4 weeks ago I was playing football (soccer), and was heading a ball when I received a blow to the head - on my right temple. I had to come off. I was experiencing dizziness, headache, bad vision - so I was taken to A&E...diagnosed with concussion and sent home.
I was off work for the next week with tiredness, heavy head and focussing problems - I improved a lot, and seemed to be fine by the next weekend - although my head was still very tender and I had pain in the temple if I opened my mouth wide to yawn or chew.
I returned to work a week and a half after the injury, and was fine. I went back to the gym at the weekend and felt good.
However, on the Tuesday ( 2 weeks ago) in the afternoon after work, my head started to hurt - I got really tired and my vision and focus was strange. I went home and rested. I went into work the next day - but the symptoms persisted and I felt confused too.
I went back to A&E - they did a CT scan which was clear and said I have post concussion syndrome.
Anyway, I was sent home. I've been off for a week and a half now with - tiredness, headaches, problems focussing, dislike of bright lights, head feeling heavy and just not feeling myself.
I'm basically wanting to know how much longer this would go on for...I really want to get back to work, back to the gym, and back to feeling normal.

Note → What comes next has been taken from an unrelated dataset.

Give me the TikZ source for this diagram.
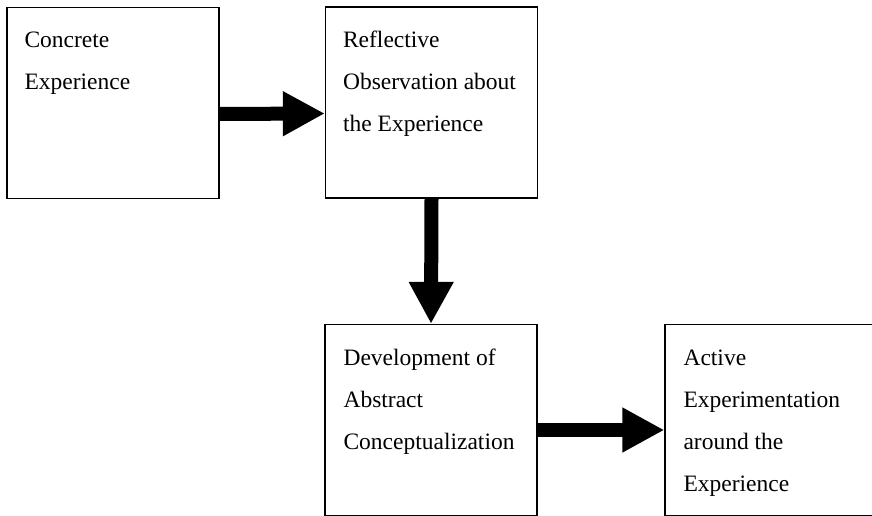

If anyone has any advice for me, I'd be very grateful.
I should note that I still have tenderness in my temple, there is still a bump, and I also would still get pain if I open my mouth wide. Would this be why I'm still experiencing some of the symptoms I've listen above?
If you have pain persisting in temple area and get pain on opening your mouth wide, you are probably suffering from TMJ or temporomandibular joint disorder due to the injury. In this your jaw joint is inflamed and causes pain in temple area with dizziness. To get some relief you can try massaging the sore muscles. You have to press on muscles of your face to look for sore points. Then massage these points with short strokes. To massage the masseter muscles on each side of your jaw, place your thumb inside your mouth and squeeze the thick muscle in your cheek with your fingers. To massage the jaw muscles inside your mouth, use your index finger to probe and massage these spots. Massaging the muscles does not help every one. Also if the procedure is nor correct, then it can further aggravate the problem.
Moist heat or cold packs on the face, vitamin supplements, or biofeedback are useful for some people. Usually people find a method that brings relief by trial and error. Consult an ENT specialist.
Also, it can be post concussion syndrome. There is nothing much you can do about it. It will go away with time—after how long cannot be said. Take care!
The medical advice given should not be considered a substitute for medical care provided by a doctor who can examine you. The advice may not be completely correct for you as the doctor cannot examine you and does not know your complete medical history. Hence this reply to your post should only be considered as a guiding line and you must consult your doctor at the earliest for your medical problem.